Higher volatility means prices are swinging widely as investors react to new information, fear, or changing expectations. Lower volatility signals consensus and stability.
Real-world example:
During earnings season, individual stocks often become more volatile because new information forces rapid repricing.
Volatility Is Not Direction
Volatility measures movement, not whether prices go up or down.
Real-world example:
A stock can be extremely volatile while ending the month flat. Another can move steadily higher with very low volatility. Both outcomes reflect different risk profiles.
Why Volatility Feels Like Risk
Large price swings increase the chance of poor timing and emotional decisions.
Real-world example:
An investor buys a stock with strong fundamentals, but sharp daily swings cause stress. The investor sells during a pullback, only to watch the stock recover later.
Volatility often tests behavior more than analysis.
When Volatility Creates Opportunity
Volatility can create mispricing.
Real-world example:
During broad market selloffs, high-quality companies may fall alongside weaker ones. Investors with cash and discipline can accumulate positions at better prices because fear is driving short-term moves.

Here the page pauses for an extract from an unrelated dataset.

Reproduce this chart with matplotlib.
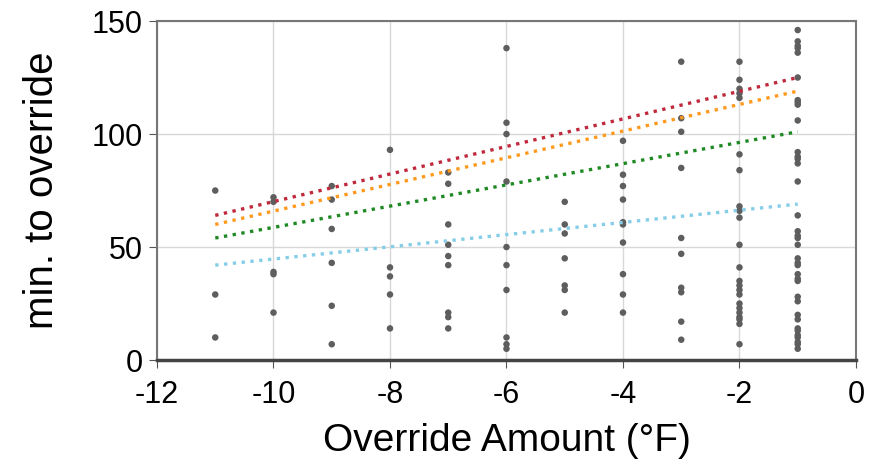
import numpy as np
import matplotlib.pyplot as plt

plt.rcParams['font.family'] = ['Liberation Sans Narrow', 'Liberation Sans', 'DejaVu Sans']
plt.rcParams['axes.unicode_minus'] = False

# minutes until override, grouped by override amount (deg F)
amounts = [-11, -10, -9, -8, -7, -6, -5, -4, -3, -2, -1]
minutes = {
    -11: [75, 29, 10],
    -10: [72, 70, 39, 38, 21],
    -9: [77, 71, 58, 43, 24, 7],
    -8: [93, 41, 37, 29, 14],
    -7: [83, 78, 60, 51, 46, 42, 21, 19, 14],
    -6: [138, 105, 100, 79, 50, 42, 31, 10, 7, 5],
    -5: [70, 60, 56, 45, 33, 31, 21],
    -4: [97, 82, 77, 71, 61, 60, 52, 38, 29, 21],
    -3: [132, 107, 101, 85, 54, 47, 32, 30, 17, 9],
    -2: [132, 124, 120, 118, 116, 91, 84, 68, 66, 63, 51, 41, 35, 33, 31, 29,
         25, 23, 21, 19, 18, 16, 7],
    -1: [146, 141, 139, 138, 136, 125, 115, 114, 113, 106, 92, 90, 89, 87, 79,
         64, 57, 55, 54, 51, 45, 43, 42, 38, 36, 35, 28, 26, 20, 18, 14, 13, 11,
         10, 8, 7, 5],
}

# fitted trend lines: value at x=-11 and x=-1
line_x = [-11, -1]
red_line = [64, 125]
orange_line = [60, 119]
green_line = [54, 101]
blue_line = [42, 69]

fig = plt.figure(figsize=(8.84, 4.67), dpi=100)
ax = fig.add_axes([0.1776, 0.229, 0.7907, 0.726])

xs = np.concatenate([[a] * len(minutes[a]) for a in amounts])
ys = np.concatenate([minutes[a] for a in amounts])
ax.scatter(xs, ys, s=22, color='#5e5e5e', edgecolors='none', zorder=3)

ax.plot(line_x, red_line, ls=':', lw=2.4, color='#c0283c', zorder=4)
ax.plot(line_x, orange_line, ls=':', lw=2.4, color='#ff9a1e', zorder=4)
ax.plot(line_x, green_line, ls=':', lw=2.4, color='#1f8a24', zorder=4)
ax.plot(line_x, blue_line, ls=':', lw=2.4, color='#86cde8', zorder=4)

ax.set_xlim(-12, 0)
ax.set_ylim(0, 150)
ax.set_xticks(range(-12, 1, 2))
ax.set_yticks([0, 50, 100, 150])
ax.grid(True, color='#d8d8d8', lw=1)
ax.set_axisbelow(True)
for sp in ax.spines.values():
    sp.set_color('#777777')
    sp.set_linewidth(1.5)
ax.spines['bottom'].set_color('#444444')
ax.spines['bottom'].set_linewidth(2.5)
ax.tick_params(labelsize=22, length=6, color='#555555')
ax.tick_params(axis='x', pad=8)
ax.tick_params(axis='y', pad=4)

ax.set_xlabel('Override Amount (°F)', fontsize=28, labelpad=10)
ax.set_ylabel('min. to override', fontsize=29, labelpad=22)

fig.savefig('out.png', dpi=100)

Volatility and Position Size
Higher volatility requires smaller positions.
Real-world example:
A highly volatile stock may move ten percent in a day. Professionals size positions smaller to prevent one position from dominating portfolio outcomes.
Volatility Clusters
Periods of calm and turbulence tend to group together.
Real-world example:
Markets often stay quiet for months, then experience sharp volatility during economic or policy uncertainty. Investors who expect constant calm are often caught off guard.